“Then,” said Mr. Booth, “Kellar performed some miracles that surpassed all of those that had gone before. I asked him how he did them. ‘Mr. Booth,’ he said, ‘I could show you with ease, but these are professional secrets and my own personal property, the explanations of which I must divulge to none!’ On reflection, I decided that my former belief in such matters was harmful to my mind and I gave it up.”
I can understand, if I had the will power, giving up any physical habit which I might feel was doing my body harm, but to have a mental disease, realize it, and cure it, is to me almost inconceivable.
Booth was seemingly of a serene nature, but he was introspective, and underneath that outward calm must have been a deep passion and sense of his own being. He told me that he never stepped upon the stage for a first night that his knees did not knock together horribly, but once before the footlights, he forgot himself entirely. His sense of humor was deep, and although he was always the quiet one of the group, he was probably the most appreciative of a funny story or a witty remark. Even when he lay in bed with his last illness his thoughts were upon these things, for he was much disturbed because he could not remember the point of a clever story he had heard.
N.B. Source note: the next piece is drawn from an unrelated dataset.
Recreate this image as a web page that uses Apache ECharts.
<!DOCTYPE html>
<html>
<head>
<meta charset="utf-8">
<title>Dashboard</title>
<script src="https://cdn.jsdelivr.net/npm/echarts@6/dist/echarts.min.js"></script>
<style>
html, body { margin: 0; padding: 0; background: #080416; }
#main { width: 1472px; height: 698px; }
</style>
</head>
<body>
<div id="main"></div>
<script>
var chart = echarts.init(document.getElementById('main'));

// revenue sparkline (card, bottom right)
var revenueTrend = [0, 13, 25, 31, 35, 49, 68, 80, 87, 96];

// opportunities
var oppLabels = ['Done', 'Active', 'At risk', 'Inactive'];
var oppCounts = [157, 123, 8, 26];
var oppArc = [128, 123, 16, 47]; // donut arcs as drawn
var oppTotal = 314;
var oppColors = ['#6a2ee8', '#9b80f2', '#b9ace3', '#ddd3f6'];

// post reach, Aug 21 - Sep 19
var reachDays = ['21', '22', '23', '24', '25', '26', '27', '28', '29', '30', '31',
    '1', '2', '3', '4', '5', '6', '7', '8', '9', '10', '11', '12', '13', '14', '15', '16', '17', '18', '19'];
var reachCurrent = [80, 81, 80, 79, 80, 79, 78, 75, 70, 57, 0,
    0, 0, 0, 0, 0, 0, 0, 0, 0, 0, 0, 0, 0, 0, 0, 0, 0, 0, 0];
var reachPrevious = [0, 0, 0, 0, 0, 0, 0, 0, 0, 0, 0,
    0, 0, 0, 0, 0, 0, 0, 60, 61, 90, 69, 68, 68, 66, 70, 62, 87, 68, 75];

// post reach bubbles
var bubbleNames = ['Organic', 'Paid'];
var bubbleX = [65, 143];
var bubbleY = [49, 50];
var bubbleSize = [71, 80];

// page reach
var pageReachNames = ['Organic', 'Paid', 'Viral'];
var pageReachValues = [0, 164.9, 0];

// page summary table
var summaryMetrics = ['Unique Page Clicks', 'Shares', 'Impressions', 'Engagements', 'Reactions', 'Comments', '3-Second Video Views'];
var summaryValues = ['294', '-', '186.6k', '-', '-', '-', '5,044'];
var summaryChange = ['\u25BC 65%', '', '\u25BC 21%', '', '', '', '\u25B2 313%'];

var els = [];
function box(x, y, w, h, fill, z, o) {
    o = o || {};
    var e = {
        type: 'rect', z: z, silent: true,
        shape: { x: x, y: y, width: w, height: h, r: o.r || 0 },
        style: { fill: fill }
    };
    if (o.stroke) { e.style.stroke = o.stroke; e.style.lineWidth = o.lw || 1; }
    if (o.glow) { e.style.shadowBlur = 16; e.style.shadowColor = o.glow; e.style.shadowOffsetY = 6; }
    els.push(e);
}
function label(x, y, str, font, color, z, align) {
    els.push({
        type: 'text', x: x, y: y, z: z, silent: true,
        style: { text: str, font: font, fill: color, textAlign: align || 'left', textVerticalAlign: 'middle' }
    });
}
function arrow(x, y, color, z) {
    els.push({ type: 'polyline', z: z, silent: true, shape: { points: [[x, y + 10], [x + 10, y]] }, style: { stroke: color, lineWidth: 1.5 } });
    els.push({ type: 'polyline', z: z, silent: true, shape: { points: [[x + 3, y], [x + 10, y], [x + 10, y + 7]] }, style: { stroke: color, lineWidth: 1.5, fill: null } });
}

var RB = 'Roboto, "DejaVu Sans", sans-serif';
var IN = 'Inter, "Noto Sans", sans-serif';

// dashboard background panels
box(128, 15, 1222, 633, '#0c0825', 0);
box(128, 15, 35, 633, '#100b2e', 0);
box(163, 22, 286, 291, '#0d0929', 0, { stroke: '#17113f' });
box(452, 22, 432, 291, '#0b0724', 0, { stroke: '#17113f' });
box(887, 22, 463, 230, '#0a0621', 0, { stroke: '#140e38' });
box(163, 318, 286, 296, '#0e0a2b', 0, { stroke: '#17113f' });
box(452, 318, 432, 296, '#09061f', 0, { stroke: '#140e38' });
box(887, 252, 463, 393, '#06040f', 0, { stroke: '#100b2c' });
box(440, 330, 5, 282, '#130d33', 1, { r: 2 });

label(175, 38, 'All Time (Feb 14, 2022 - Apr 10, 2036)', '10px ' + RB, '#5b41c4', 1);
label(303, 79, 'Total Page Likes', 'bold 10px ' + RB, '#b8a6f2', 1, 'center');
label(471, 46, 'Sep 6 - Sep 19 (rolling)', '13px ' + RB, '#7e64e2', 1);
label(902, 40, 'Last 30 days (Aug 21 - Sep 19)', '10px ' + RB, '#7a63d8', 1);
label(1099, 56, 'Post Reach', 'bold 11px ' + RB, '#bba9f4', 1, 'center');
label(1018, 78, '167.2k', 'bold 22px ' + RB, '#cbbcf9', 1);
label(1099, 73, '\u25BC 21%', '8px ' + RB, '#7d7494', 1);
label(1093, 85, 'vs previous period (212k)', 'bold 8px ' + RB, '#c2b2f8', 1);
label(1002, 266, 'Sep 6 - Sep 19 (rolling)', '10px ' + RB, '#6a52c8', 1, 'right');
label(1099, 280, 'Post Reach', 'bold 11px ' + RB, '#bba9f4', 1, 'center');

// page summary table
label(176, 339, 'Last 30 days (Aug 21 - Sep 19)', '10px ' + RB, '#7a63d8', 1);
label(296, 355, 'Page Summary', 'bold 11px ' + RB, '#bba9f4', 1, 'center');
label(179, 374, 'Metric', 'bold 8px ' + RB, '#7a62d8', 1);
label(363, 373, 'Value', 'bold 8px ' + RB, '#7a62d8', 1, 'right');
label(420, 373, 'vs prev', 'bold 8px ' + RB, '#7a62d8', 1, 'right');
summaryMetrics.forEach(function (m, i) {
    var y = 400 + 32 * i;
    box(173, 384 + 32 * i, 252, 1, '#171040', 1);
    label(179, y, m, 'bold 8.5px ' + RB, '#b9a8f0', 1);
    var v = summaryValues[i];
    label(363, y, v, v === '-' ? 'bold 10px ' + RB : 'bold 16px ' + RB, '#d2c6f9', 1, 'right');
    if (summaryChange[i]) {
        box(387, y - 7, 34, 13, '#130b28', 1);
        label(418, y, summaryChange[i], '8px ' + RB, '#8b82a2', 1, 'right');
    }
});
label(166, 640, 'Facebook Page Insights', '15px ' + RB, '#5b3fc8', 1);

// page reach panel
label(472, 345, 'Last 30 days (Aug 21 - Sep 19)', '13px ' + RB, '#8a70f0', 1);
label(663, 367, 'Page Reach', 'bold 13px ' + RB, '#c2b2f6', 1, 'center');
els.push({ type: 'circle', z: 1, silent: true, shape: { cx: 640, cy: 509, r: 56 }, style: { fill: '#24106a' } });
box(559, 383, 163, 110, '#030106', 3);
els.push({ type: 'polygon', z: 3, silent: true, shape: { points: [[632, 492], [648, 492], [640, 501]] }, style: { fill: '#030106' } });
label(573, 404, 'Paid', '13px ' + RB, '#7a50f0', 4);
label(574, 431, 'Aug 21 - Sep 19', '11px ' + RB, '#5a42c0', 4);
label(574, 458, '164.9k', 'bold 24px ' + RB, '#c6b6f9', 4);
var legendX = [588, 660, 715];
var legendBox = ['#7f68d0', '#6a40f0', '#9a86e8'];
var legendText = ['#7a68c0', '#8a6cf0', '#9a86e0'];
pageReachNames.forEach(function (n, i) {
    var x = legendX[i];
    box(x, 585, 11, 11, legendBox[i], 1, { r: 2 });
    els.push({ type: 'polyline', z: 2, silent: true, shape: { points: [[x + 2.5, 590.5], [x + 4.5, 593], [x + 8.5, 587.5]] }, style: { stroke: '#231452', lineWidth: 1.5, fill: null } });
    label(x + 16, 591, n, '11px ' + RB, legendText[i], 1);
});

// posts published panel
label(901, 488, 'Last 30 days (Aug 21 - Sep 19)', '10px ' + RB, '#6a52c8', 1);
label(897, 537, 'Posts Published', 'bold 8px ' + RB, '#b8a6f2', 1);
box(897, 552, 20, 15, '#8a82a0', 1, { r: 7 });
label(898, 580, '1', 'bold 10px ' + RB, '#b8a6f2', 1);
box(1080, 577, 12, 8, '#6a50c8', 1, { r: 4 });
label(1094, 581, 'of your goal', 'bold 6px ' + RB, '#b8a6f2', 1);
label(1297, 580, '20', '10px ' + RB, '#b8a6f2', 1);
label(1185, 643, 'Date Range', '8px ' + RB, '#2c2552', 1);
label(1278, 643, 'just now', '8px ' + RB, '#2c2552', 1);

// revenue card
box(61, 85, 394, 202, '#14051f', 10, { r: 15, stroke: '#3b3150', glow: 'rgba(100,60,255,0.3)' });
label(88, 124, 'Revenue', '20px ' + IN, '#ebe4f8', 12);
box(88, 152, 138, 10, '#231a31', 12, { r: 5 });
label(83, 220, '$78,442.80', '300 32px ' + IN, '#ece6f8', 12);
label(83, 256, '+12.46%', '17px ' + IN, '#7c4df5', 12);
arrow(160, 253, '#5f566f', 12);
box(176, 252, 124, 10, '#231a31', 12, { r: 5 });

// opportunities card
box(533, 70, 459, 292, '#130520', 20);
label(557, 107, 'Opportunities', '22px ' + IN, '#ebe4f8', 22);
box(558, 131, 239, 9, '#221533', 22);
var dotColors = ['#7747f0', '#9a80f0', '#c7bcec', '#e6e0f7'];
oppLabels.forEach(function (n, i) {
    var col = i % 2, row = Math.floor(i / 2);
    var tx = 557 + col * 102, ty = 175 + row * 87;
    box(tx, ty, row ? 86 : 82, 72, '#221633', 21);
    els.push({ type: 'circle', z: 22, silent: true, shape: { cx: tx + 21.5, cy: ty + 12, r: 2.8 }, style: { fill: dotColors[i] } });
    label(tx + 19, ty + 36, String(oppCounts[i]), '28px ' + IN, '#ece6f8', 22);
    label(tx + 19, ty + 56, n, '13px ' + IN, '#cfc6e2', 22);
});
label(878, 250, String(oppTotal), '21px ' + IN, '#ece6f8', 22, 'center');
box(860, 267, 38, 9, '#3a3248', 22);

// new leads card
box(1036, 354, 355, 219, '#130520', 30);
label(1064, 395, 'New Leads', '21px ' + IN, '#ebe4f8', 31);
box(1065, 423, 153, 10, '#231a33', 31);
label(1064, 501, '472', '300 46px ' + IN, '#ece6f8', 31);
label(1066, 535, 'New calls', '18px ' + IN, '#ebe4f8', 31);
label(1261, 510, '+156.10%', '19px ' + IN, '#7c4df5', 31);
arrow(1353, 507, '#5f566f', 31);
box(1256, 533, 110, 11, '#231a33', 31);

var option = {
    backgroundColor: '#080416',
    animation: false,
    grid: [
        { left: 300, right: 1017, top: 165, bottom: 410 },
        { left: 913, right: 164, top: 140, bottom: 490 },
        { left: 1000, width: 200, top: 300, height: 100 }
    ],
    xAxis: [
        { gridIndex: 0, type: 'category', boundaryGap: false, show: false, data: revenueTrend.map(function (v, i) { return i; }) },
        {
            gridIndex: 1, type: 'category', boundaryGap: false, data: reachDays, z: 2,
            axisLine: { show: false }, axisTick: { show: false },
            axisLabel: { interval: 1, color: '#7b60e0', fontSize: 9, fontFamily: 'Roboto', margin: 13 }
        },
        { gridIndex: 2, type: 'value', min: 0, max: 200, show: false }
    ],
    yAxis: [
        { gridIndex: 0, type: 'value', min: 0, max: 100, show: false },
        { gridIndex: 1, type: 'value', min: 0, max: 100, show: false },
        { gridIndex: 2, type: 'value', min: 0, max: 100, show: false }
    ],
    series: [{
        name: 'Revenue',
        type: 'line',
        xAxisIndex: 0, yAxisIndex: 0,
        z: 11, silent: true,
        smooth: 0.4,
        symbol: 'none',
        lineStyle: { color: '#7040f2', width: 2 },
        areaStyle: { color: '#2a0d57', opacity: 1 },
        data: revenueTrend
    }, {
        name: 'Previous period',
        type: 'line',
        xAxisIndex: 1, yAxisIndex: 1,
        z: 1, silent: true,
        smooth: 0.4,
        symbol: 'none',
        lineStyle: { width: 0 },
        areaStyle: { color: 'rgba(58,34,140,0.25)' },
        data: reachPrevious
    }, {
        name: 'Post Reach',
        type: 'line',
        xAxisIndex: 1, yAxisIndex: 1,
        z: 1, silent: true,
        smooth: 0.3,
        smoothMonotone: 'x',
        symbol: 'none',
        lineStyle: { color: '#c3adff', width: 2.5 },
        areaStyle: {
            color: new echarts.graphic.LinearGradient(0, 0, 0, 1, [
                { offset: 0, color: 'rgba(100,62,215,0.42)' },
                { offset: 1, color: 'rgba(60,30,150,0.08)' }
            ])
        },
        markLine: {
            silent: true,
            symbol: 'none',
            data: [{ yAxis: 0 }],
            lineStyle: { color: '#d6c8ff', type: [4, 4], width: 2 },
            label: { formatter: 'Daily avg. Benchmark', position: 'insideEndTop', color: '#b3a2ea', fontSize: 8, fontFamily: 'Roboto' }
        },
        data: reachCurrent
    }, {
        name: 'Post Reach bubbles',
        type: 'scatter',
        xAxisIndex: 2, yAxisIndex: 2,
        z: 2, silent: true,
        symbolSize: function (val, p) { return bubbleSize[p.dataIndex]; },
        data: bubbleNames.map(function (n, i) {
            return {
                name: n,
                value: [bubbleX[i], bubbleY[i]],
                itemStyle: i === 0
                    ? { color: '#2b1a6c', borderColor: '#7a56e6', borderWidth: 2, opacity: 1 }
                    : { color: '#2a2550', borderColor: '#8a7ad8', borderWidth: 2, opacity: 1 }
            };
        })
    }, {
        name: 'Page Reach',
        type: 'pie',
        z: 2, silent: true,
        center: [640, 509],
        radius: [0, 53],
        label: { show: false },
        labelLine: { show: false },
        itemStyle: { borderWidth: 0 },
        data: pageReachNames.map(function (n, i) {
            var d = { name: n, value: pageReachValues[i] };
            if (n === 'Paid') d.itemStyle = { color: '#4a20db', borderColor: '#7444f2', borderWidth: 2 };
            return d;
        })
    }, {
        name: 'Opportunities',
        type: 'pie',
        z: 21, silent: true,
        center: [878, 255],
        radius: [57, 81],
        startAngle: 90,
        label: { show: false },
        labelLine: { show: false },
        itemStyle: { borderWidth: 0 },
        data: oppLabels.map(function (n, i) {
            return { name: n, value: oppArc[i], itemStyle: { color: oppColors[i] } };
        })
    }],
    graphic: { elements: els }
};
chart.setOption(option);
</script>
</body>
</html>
For quite a while he had been failing. His legs had been giving out, so that he used the little trunk elevator to go up to his room; then he slowly grew feebler and feebler. I don’t doubt he suffered, but he never let us know it, and his death was merely a gentle going away. I remember the doctor coming downstairs and saying that he had just closed the eyes of a man more than seventy years old. Mr. Booth had crowded into fifty-nine years of life the experiences of an old man.
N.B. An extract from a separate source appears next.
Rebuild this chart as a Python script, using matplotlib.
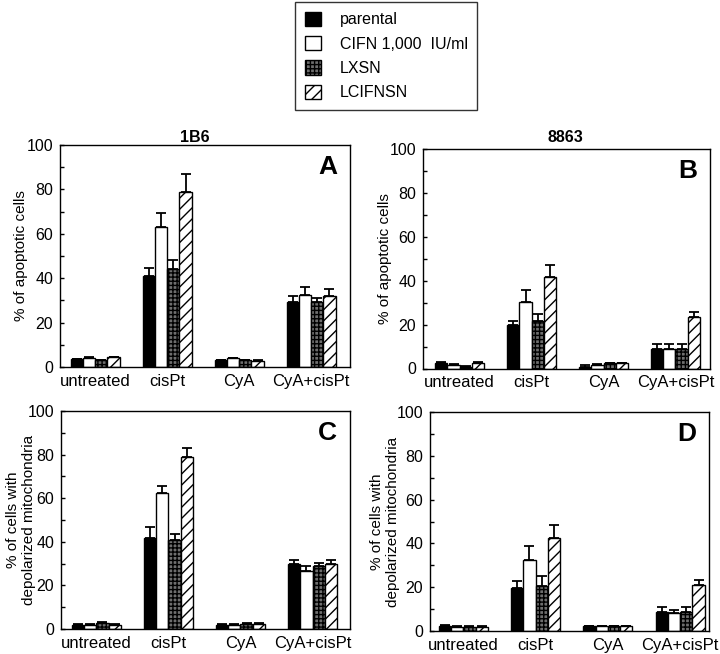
import numpy as np
import matplotlib
matplotlib.use("Agg")
import matplotlib.pyplot as plt
from matplotlib.patches import Patch

plt.rcParams['font.family'] = ['Liberation Sans', 'DejaVu Sans']
plt.rcParams['hatch.linewidth'] = 1.0

categories = ["untreated", "cisPt", "CyA", "CyA+cisPt"]
series = ["parental", "CIFN 1,000  IU/ml", "LXSN", "LCIFNSN"]

# Panel A: 1B6, % apoptotic cells
A_vals = [[3.4, 40.8, 3.0, 29.5],
          [4.0, 63.0, 3.9, 32.5],
          [3.0, 44.0, 3.0, 29.2],
          [4.3, 78.9, 2.8, 31.8]]
A_err = [[0.3, 4.0, 0.3, 2.5],
         [0.3, 6.3, 0.3, 3.5],
         [0.3, 4.0, 0.3, 2.0],
         [0.3, 8.0, 0.2, 3.4]]
# Panel B: 8863, % apoptotic cells
B_vals = [[2.6, 19.6, 0.6, 9.0],
          [1.8, 30.5, 1.8, 9.0],
          [0.8, 21.5, 2.4, 9.0],
          [2.6, 41.8, 2.4, 23.5]]
B_err = [[0.2, 2.2, 1.0, 2.0],
         [0.2, 5.3, 0.2, 2.0],
         [0.2, 3.2, 0.2, 2.0],
         [0.2, 5.3, 0.2, 2.3]]
# Panel C: 1B6, % depolarized mitochondria
C_vals = [[2.0, 41.9, 2.0, 29.6],
          [2.0, 62.5, 2.0, 26.4],
          [2.7, 40.7, 2.5, 28.7],
          [2.0, 79.0, 2.3, 30.0]]
C_err = [[0.2, 4.7, 0.2, 2.1],
         [0.2, 3.0, 0.2, 2.3],
         [0.3, 2.9, 0.3, 1.8],
         [0.2, 4.1, 0.3, 1.7]]
# Panel D: 8863, % depolarized mitochondria
D_vals = [[2.3, 19.5, 2.2, 8.6],
          [2.0, 32.3, 2.2, 8.0],
          [2.0, 20.6, 2.2, 8.6],
          [2.0, 42.6, 2.2, 20.8]]
D_err = [[0.3, 3.4, 0.1, 2.4],
         [0.1, 6.5, 0.1, 1.5],
         [0.1, 4.6, 0.1, 2.4],
         [0.1, 5.6, 0.1, 2.7]]

styles = [dict(facecolor="black", edgecolor="black", hatch=None),
          dict(facecolor="white", edgecolor="black", hatch=None),
          dict(facecolor="#6e6e6e", edgecolor="black", hatch="++++"),
          dict(facecolor="white", edgecolor="black", hatch="///")]

fig = plt.figure(figsize=(7.2, 6.54), dpi=100)

W, H = 720.0, 654.0
def rect(l, t, r, b):
    return [l / W, 1 - b / H, (r - l) / W, (b - t) / H]

# (letter, values, errors, rect, xlim, ylabel, ylabel x-center in px)
panels = [
    ("A", A_vals, A_err, rect(60, 145, 350, 367), (-0.49, 3.54), "% of apoptotic cells", 21),
    ("B", B_vals, B_err, rect(423, 149, 710, 368.5), (-0.51, 3.48), "% of apoptotic cells", 385),
    ("C", C_vals, C_err, rect(61, 411, 350, 629), (-0.49, 3.52), "% of cells with\ndepolarized mitochondria", 21),
    ("D", D_vals, D_err, rect(430, 412, 709, 631), (-0.46, 3.40), "% of cells with\ndepolarized mitochondria", 385),
]

bw = 0.17
x = np.arange(len(categories))
for letter, vals, errs, pos, xl, ylab, ylx in panels:
    ax = fig.add_axes(pos)
    for i, (v, e) in enumerate(zip(vals, errs)):
        xs = x + (i - 1.5) * bw
        st = styles[i]
        ax.bar(xs, v, width=bw, facecolor=st["facecolor"], edgecolor=st["edgecolor"],
               hatch=st["hatch"], linewidth=1.0, zorder=2)
        ax.errorbar(xs, v, yerr=[np.zeros(len(e)), e], fmt="none", ecolor="black",
                    elinewidth=1.3, capsize=3.5, capthick=1.3, zorder=3)
    ax.set_xlim(*xl)
    ax.set_ylim(0, 100)
    ax.set_yticks(np.arange(0, 101, 20))
    ax.set_yticks(np.arange(10, 100, 20), minor=True)
    ax.tick_params(axis="y", which="both", direction="in", length=3, width=1,
                   labelsize=11.5, pad=5)
    ax.set_xticks(x)
    ax.set_xticklabels(categories, fontsize=12)
    ax.tick_params(axis="x", length=0, pad=5)
    for sp in ax.spines.values():
        sp.set_linewidth(1.0)
    l_px = pos[0] * W
    w_px = pos[2] * W
    ax.text((ylx - l_px) / w_px, 0.5, ylab, transform=ax.transAxes, rotation=90,
            ha="center", va="center", multialignment="center", fontsize=11,
            linespacing=1.2)
    ax.text(0.955, 0.90, letter, transform=ax.transAxes, ha="right", va="center",
            fontsize=19, fontweight="bold")

legend_handles = [Patch(facecolor=st["facecolor"], edgecolor="black",
                        hatch=st["hatch"], label=series[i]) for i, st in enumerate(styles)]

fig.text(195 / W, 1 - 137 / H, "1B6", ha="center", va="center", fontsize=11.5, fontweight="bold")
fig.text(565 / W, 1 - 137 / H, "8863", ha="center", va="center", fontsize=11.5, fontweight="bold")

leg = fig.legend(handles=legend_handles, loc="upper left",
                 bbox_to_anchor=(295 / W, 1 - 2 / H), frameon=True, fancybox=False,
                 edgecolor="black", fontsize=11.5, handlelength=1.0, handleheight=1.0,
                 handletextpad=1.2, labelspacing=0.55, borderpad=0.6, borderaxespad=0)
leg.get_frame().set_linewidth(1.0)

fig.savefig("out.png", dpi=100)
The Players is changed to-day. Of course, all old things must give way to new; but there is a certain fine sentiment that remains. Perhaps the young man does not appreciate the ideas upon which the club was founded and the traditions which have kept it together, but something of the old spirit is bound to be communicated to him on Pipe Nights or Founders’ Night, or on those occasions when old Joe Holland is brought up in his big armchair. Then all gather around, a fire blazes in the great fireplace, Mr. Booth’s eyes gaze down serenely from the wall above, and each one vies with his neighbor in handing a drink or a smoke to Joe, or telling him the latest story. Then will come in some wit or jester of the gang, and jokes will be told that are as old as the hills, but ever new. There is always a visitor or recent member to be delighted at the old gag when Harry Dixey goes up to Joe and says:
“Lend me five dollars, Joe.”
“Go around to my good ear, Harry.”
With great ceremony, Harry will walk around.
“Lend me ten dollars, Joe.”
“Go back to my five-dollar ear, Harry.”